Starting at the first line of the listing below, retype each line up to and including the one that contains "var plotLeft = 407, plotRight". Leave pictures out.

○ ○ ○ ○ ○

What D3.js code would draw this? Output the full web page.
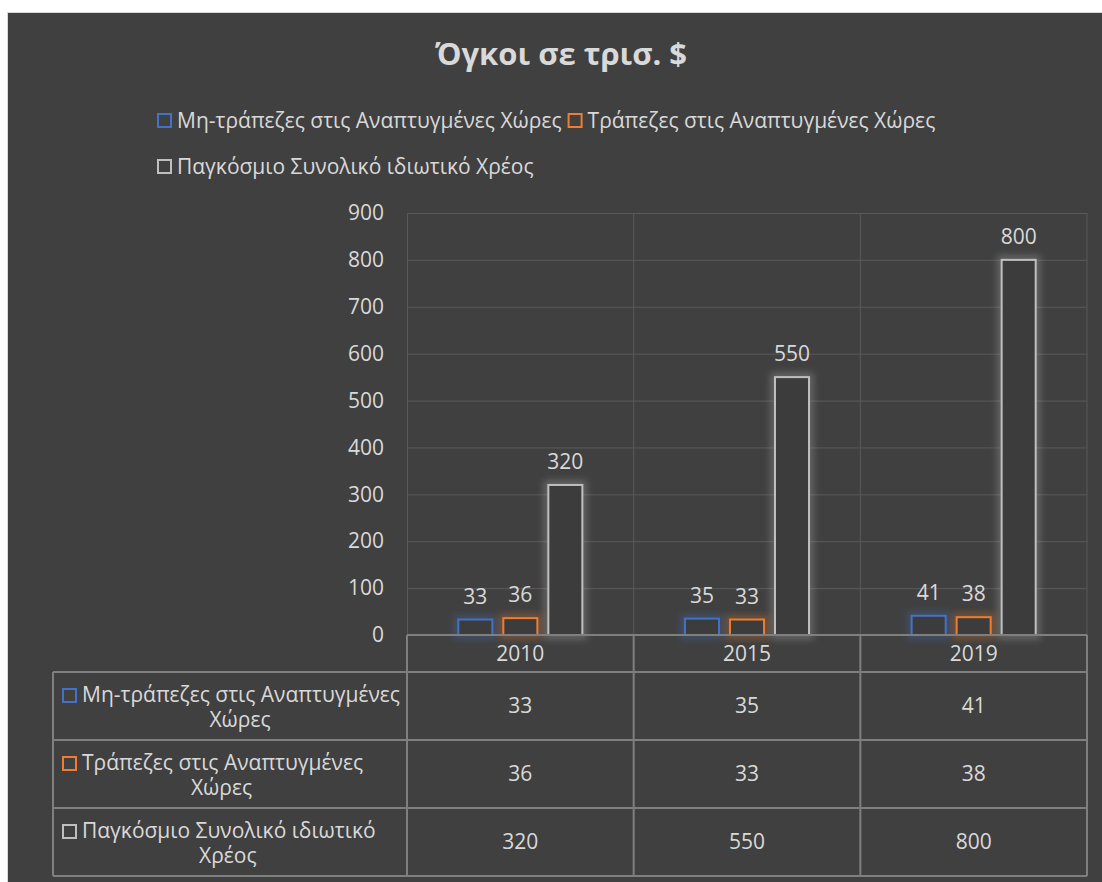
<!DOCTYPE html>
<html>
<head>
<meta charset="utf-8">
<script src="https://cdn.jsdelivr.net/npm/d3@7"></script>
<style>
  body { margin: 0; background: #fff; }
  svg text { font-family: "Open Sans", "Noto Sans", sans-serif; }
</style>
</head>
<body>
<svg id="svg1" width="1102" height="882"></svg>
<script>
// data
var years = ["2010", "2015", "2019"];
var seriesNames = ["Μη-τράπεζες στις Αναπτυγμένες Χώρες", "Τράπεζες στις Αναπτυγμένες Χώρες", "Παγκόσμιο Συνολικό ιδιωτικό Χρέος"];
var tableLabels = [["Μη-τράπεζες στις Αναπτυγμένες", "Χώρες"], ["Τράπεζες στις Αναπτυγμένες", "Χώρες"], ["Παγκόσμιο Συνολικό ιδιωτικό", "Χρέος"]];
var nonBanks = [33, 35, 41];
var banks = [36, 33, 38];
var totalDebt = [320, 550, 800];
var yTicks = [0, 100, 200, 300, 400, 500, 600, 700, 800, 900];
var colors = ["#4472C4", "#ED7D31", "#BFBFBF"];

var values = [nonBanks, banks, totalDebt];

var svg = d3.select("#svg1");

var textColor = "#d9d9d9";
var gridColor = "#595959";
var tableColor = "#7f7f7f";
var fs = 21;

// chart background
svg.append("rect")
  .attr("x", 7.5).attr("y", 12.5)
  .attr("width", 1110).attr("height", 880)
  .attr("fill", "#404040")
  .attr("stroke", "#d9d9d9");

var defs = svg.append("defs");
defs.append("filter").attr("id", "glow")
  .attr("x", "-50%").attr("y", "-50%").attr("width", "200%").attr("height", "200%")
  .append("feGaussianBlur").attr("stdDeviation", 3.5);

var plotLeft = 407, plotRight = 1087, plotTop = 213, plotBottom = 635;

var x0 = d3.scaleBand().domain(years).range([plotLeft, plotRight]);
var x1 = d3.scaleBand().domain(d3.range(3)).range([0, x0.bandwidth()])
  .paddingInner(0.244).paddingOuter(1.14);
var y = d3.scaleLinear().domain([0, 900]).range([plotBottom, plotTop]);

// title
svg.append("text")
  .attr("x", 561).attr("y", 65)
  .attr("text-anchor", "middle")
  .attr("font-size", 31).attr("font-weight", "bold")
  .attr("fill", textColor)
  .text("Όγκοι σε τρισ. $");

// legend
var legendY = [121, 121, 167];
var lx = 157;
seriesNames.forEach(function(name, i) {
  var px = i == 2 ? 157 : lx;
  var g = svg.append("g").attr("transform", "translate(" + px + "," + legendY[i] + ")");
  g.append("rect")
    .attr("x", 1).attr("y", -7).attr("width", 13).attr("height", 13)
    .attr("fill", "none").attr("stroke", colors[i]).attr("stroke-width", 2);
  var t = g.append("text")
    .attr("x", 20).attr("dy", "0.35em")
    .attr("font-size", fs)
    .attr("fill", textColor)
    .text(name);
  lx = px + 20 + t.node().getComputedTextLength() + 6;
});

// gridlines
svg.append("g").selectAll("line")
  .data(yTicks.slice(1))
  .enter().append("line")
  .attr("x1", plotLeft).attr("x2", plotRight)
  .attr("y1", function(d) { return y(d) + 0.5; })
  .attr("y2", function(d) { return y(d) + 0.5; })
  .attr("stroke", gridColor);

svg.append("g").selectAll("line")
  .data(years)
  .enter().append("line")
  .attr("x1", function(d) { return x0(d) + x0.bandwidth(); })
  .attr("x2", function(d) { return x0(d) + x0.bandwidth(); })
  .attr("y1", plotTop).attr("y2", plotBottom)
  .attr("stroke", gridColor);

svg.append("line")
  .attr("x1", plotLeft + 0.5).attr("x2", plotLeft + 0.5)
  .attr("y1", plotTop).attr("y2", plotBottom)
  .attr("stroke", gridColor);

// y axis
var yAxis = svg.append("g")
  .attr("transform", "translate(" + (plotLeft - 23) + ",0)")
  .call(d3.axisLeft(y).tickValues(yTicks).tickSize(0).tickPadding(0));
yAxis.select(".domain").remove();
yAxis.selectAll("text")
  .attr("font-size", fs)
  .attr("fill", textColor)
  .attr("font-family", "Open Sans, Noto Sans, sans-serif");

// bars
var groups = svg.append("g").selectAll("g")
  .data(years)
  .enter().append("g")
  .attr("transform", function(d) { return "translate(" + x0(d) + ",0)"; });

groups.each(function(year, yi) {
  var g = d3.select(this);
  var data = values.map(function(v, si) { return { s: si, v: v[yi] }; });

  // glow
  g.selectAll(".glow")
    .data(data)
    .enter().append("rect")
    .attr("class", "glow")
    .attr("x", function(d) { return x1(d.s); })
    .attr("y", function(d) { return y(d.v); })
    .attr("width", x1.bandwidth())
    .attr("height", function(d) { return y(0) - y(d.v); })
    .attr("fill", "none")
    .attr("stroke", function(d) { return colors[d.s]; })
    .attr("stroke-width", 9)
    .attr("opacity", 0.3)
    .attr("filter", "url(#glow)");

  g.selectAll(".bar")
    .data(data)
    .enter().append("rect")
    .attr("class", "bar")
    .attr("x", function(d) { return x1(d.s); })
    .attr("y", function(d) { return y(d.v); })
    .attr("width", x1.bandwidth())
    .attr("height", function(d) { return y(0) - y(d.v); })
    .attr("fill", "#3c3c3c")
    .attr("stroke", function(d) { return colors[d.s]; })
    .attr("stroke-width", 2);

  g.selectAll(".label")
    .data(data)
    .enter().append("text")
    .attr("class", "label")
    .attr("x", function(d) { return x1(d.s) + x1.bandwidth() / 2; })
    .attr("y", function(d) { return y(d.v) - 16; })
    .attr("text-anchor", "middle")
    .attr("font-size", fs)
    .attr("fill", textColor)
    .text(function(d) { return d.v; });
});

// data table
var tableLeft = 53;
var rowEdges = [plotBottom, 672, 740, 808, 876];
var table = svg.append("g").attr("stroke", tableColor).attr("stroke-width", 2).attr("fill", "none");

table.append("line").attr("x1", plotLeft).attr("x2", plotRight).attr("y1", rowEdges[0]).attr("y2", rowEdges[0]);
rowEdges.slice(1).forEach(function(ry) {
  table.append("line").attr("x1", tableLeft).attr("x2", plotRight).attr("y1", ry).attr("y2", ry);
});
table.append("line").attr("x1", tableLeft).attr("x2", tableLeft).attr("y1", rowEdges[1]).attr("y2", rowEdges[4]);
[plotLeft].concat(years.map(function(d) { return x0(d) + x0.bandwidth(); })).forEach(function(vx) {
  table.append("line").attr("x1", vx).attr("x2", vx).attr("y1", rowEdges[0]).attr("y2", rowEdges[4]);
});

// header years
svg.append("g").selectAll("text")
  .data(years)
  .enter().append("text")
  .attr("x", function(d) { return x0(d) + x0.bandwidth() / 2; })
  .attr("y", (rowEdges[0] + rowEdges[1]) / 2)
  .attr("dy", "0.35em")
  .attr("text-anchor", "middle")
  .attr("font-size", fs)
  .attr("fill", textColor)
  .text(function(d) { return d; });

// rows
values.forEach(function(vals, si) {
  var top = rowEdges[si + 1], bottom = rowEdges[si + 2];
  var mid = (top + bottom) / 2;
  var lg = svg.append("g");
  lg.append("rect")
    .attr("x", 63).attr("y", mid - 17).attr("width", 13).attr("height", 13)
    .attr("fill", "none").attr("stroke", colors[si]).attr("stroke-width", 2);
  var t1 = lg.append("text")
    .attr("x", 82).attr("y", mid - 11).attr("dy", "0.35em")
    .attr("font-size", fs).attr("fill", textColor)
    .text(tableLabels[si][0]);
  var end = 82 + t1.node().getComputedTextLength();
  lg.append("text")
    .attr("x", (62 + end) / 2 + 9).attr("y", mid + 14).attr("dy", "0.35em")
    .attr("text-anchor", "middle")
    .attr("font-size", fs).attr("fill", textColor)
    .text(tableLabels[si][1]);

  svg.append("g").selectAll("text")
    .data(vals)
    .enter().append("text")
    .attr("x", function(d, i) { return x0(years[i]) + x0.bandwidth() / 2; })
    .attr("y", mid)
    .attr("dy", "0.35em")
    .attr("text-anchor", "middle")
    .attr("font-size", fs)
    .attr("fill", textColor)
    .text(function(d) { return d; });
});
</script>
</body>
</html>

○ ○ ○ ○ ○

» Task solution
What D3.js code would draw this? Output the full web page.
<!DOCTYPE html>
<html>
<head>
<meta charset="utf-8">
<script src="https://cdn.jsdelivr.net/npm/d3@7"></script>
<style>
  body { margin: 0; background: #fff; }
  svg text { font-family: "Open Sans", "Noto Sans", sans-serif; }
</style>
</head>
<body>
<svg id="svg1" width="1102" height="882"></svg>
<script>
// data
var years = ["2010", "2015", "2019"];
var seriesNames = ["Μη-τράπεζες στις Αναπτυγμένες Χώρες", "Τράπεζες στις Αναπτυγμένες Χώρες", "Παγκόσμιο Συνολικό ιδιωτικό Χρέος"];
var tableLabels = [["Μη-τράπεζες στις Αναπτυγμένες", "Χώρες"], ["Τράπεζες στις Αναπτυγμένες", "Χώρες"], ["Παγκόσμιο Συνολικό ιδιωτικό", "Χρέος"]];
var nonBanks = [33, 35, 41];
var banks = [36, 33, 38];
var totalDebt = [320, 550, 800];
var yTicks = [0, 100, 200, 300, 400, 500, 600, 700, 800, 900];
var colors = ["#4472C4", "#ED7D31", "#BFBFBF"];

var values = [nonBanks, banks, totalDebt];

var svg = d3.select("#svg1");

var textColor = "#d9d9d9";
var gridColor = "#595959";
var tableColor = "#7f7f7f";
var fs = 21;

// chart background
svg.append("rect")
  .attr("x", 7.5).attr("y", 12.5)
  .attr("width", 1110).attr("height", 880)
  .attr("fill", "#404040")
  .attr("stroke", "#d9d9d9");

var defs = svg.append("defs");
defs.append("filter").attr("id", "glow")
  .attr("x", "-50%").attr("y", "-50%").attr("width", "200%").attr("height", "200%")
  .append("feGaussianBlur").attr("stdDeviation", 3.5);

var plotLeft = 407, plotRight = 1087, plotTop = 213, plotBottom = 635;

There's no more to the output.